Molla Fenari tahsil hayatında kendi döneminin önemli bilginlerin en güzel şekilde istifade etmesini bilmiştir. Kendisi de önemli şahsiyetler yetiştirecek, devrinin dini, ilimi ve siyasi hayatına damgasını vuracaktır. Eserlerinin bir kısmı şunlardır; Fusûlü’l-Bedâî ve Usûlü’ş-Şerâyî, Risâletü’s Salâtiyye, Fevâidü’l-Fenârîyye.

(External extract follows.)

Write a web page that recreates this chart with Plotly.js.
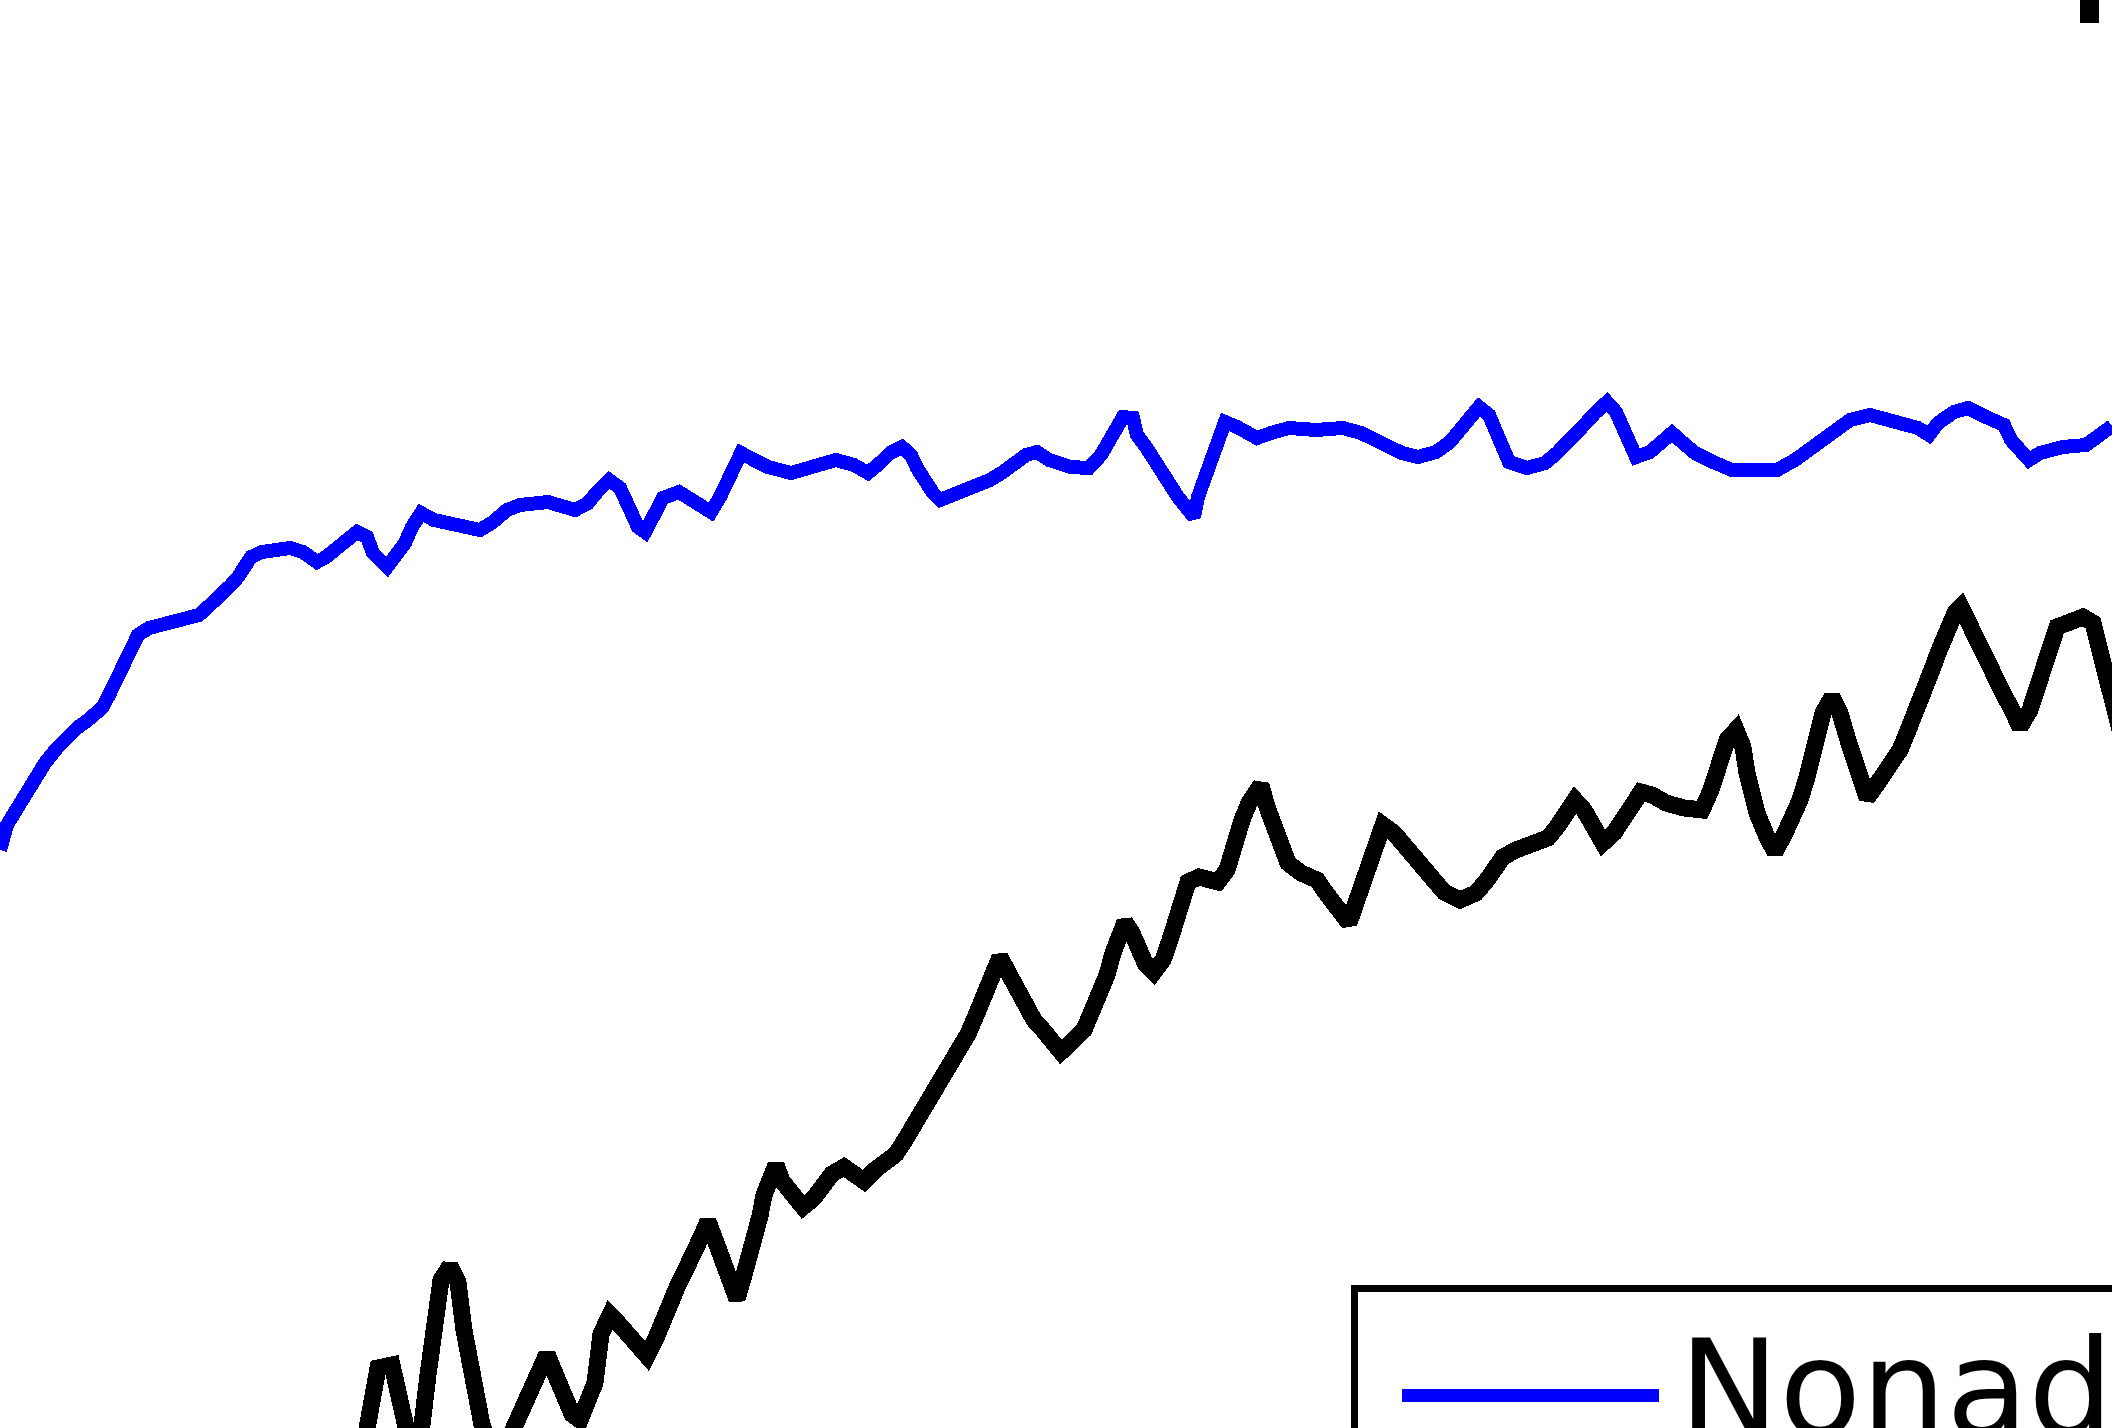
<!DOCTYPE html>
<html>
<head>
<meta charset="utf-8">
<script src="https://cdn.plot.ly/plotly-3.0.1.min.js"></script>
<style>
  html, body { margin: 0; padding: 0; background: #ffffff; }
  #chart { width: 2112px; height: 1428px; }
  .main-svg path { shape-rendering: crispEdges; }
</style>
</head>
<body>
<div id="chart"></div>
<script>
// Series values (arbitrary units)
const nonadaptiveX = [0,2,7,18,25,32,38,45,57,66,77,88,102,109,115,122,129,131,138,149,167,186,199,210,222,231,238,244,251,262,290,303,317,326,339,351,357,367,373,387,396,405,412,421,434,452,480,493,507,520,548,575,588,597,609,620,629,638,645,654,663,679,690,702,711,720,727,734,741,754,768,791,813,836,854,868,881,890,902,911,917,924,933,940,958,976,990,1003,1012,1026,1037,1049,1071,1089,1101,1108,1114,1123,1133,1137,1146,1153,1160,1169,1178,1187,1194,1198,1205,1212,1216,1225,1237,1257,1271,1289,1316,1343,1361,1375,1391,1402,1418,1436,1450,1459,1468,1479,1489,1495,1502,1509,1527,1545,1557,1566,1575,1586,1595,1607,1616,1623,1629,1636,1650,1663,1672,1682,1695,1713,1732,1754,1777,1795,1809,1822,1834,1850,1870,1895,1918,1929,1938,1954,1968,1986,2004,2011,2020,2029,2040,2063,2086,2099,2112];
const nonadaptiveY = [578,585,603,621,633,643,653,665,680,691,700,708,720,733,746,760,775,786,793,800,805,808,813,823,833,843,851,861,871,876,880,876,866,871,881,890,896,891,875,861,871,885,901,915,908,905,898,906,918,923,926,918,925,936,948,940,921,901,896,911,930,936,930,921,916,931,948,963,975,968,961,955,960,968,963,955,966,975,981,973,960,948,935,928,935,941,948,956,963,973,976,968,961,960,973,985,998,1011,1010,993,981,968,956,945,931,921,911,931,950,970,986,1006,1001,990,995,1000,998,1000,995,988,981,975,971,976,986,998,1011,1021,1013,998,981,966,960,965,975,986,995,1005,1015,1026,1016,1001,985,971,976,988,995,986,975,966,958,958,958,968,978,988,998,1008,1013,1008,1000,993,1005,1016,1020,1011,1003,988,976,968,975,981,983,993,1002];

const adaptiveX = [365,371,378,392,399,405,410,416,422,428,434,441,450,458,464,470,476,482,490,502,512,520,528,536,547,556,563,572,580,588,595,601,610,619,629,640,647,656,662,669,678,685,692,696,703,708,715,721,728,737,744,751,755,760,764,771,776,782,792,803,814,823,832,844,855,864,875,887,896,905,914,923,934,946,957,968,977,984,991,1000,1009,1018,1025,1034,1043,1052,1061,1084,1095,1102,1107,1113,1118,1125,1132,1138,1145,1154,1163,1170,1177,1181,1188,1199,1218,1227,1231,1236,1242,1249,1256,1261,1267,1274,1281,1288,1301,1317,1326,1335,1349,1358,1365,1372,1376,1383,1394,1403,1412,1424,1433,1444,1460,1476,1487,1496,1503,1516,1535,1548,1557,1566,1575,1584,1593,1603,1614,1623,1632,1641,1652,1666,1684,1702,1711,1716,1720,1727,1736,1743,1747,1752,1757,1767,1775,1785,1793,1800,1807,1812,1817,1823,1832,1840,1847,1853,1860,1867,1875,1883,1892,1900,1907,1913,1918,1923,1928,1933,1938,1943,1950,1955,1961,1967,1973,1980,1987,1995,2003,2012,2020,2030,2037,2043,2050,2057,2070,2083,2093,2098,2103,2108,2112,2120];
const adaptiveY = [-12,28,60,63,33,3,-17,-22,3,53,103,148,162,146,98,60,28,3,-17,-22,-4,16,33,54,74,52,30,14,8,26,45,94,113,104,94,80,72,90,108,129,143,157,169,181,195,207,188,171,153,129,153,174,191,212,233,254,263,247,235,221,230,244,254,261,254,247,258,265,274,288,303,317,331,352,375,394,415,436,457,471,454,436,422,408,398,384,376,398,423,448,453,475,495,506,495,481,465,456,468,488,511,528,546,551,546,558,575,591,608,625,636,643,621,601,581,565,555,548,535,523,505,531,551,575,593,603,595,585,571,560,548,536,528,535,548,561,571,578,585,590,601,615,628,618,601,585,595,608,621,636,633,625,620,618,638,655,675,688,698,681,655,633,615,591,576,595,610,628,651,671,695,715,731,715,691,671,648,630,641,651,665,678,695,708,721,735,750,761,775,788,803,815,821,808,791,775,761,748,735,718,701,718,741,768,788,801,806,811,805,788,768,748,728,698];

const legendLabels = ["Nonadaptive", "Adaptive"];

const traces = [
  {
    x: nonadaptiveX, y: nonadaptiveY, type: "scatter", mode: "lines",
    name: legendLabels[0], line: { color: "#0000ff", width: 14, shape: "linear" },
    hoverinfo: "skip"
  },
  {
    x: adaptiveX, y: adaptiveY, type: "scatter", mode: "lines",
    name: legendLabels[1], line: { color: "#000000", width: 17, shape: "linear" },
    hoverinfo: "skip"
  }
];

const W = 2112, H = 1428;
const px = v => v / W;
const py = v => 1 - v / H;

const layout = {
  width: W, height: H,
  margin: { l: 0, r: 0, t: 0, b: 0, pad: 0 },
  paper_bgcolor: "#ffffff", plot_bgcolor: "#ffffff",
  showlegend: false,
  xaxis: { range: [0, 2112], visible: false, showgrid: false, zeroline: false, fixedrange: true },
  yaxis: { range: [0, 1428], visible: false, showgrid: false, zeroline: false, fixedrange: true },
  shapes: [
    // legend background
    { type: "rect", xref: "paper", yref: "paper", layer: "above",
      x0: px(1351), x1: px(2200), y0: py(1500), y1: py(1285),
      line: { width: 0 }, fillcolor: "#ffffff" },
    // legend frame: left edge
    { type: "rect", xref: "paper", yref: "paper", layer: "above",
      x0: px(1351), x1: px(1358), y0: py(1500), y1: py(1285),
      line: { width: 0 }, fillcolor: "#000000" },
    // legend frame: top edge
    { type: "rect", xref: "paper", yref: "paper", layer: "above",
      x0: px(1351), x1: px(2200), y0: py(1292), y1: py(1285),
      line: { width: 0 }, fillcolor: "#000000" },
    // legend sample line for first series
    { type: "line", xref: "paper", yref: "paper", layer: "above",
      x0: px(1402), x1: px(1659), y0: py(1395), y1: py(1395),
      line: { color: "#0000ff", width: 13 } },
    // small dark mark at the top right
    { type: "rect", xref: "paper", yref: "paper", layer: "above",
      x0: px(2080), x1: px(2099), y0: py(23), y1: py(-5),
      line: { width: 0 }, fillcolor: "#000000" }
  ],
  annotations: [
    { xref: "paper", yref: "paper", x: px(1678), y: py(1310),
      xanchor: "left", yanchor: "top", showarrow: false, borderpad: 0,
      text: legendLabels[0],
      font: { family: "DejaVu Sans, sans-serif", size: 134, color: "#000000" } }
  ]
};

Plotly.newPlot("chart", traces, layout, { staticPlot: true, displayModeBar: false });
</script>
</body>
</html>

Kendisinin hangi tarikatlara mensup olduğu konusunda birbirinden farklı rivayetler mevcuttur. Bir görüşe göre O, Ebheriyye, Zeyniyye ve Erdebiliyye tarikatlarından her üçünün de âdâb ve inceliklerini öğrenmiştir Bir başka kaynakta ise; Molla Fenari’nin Ekberiyye, Zeyniyye ve Halvetiyye tarikatlarına bağlı olduğu söylenmektedir. Molla Fenari’nin bu bağlantıları, Onun, tasavvuf geleneğinin içinden gelen bir âlim olduğunu göstermesi bakımından önemlidir. Davud el-Kayseri’den sonra Osmanlı toplumunda vahdet-i vücud anlayışının onun sayesinde geliştiğini söyleyebiliriz.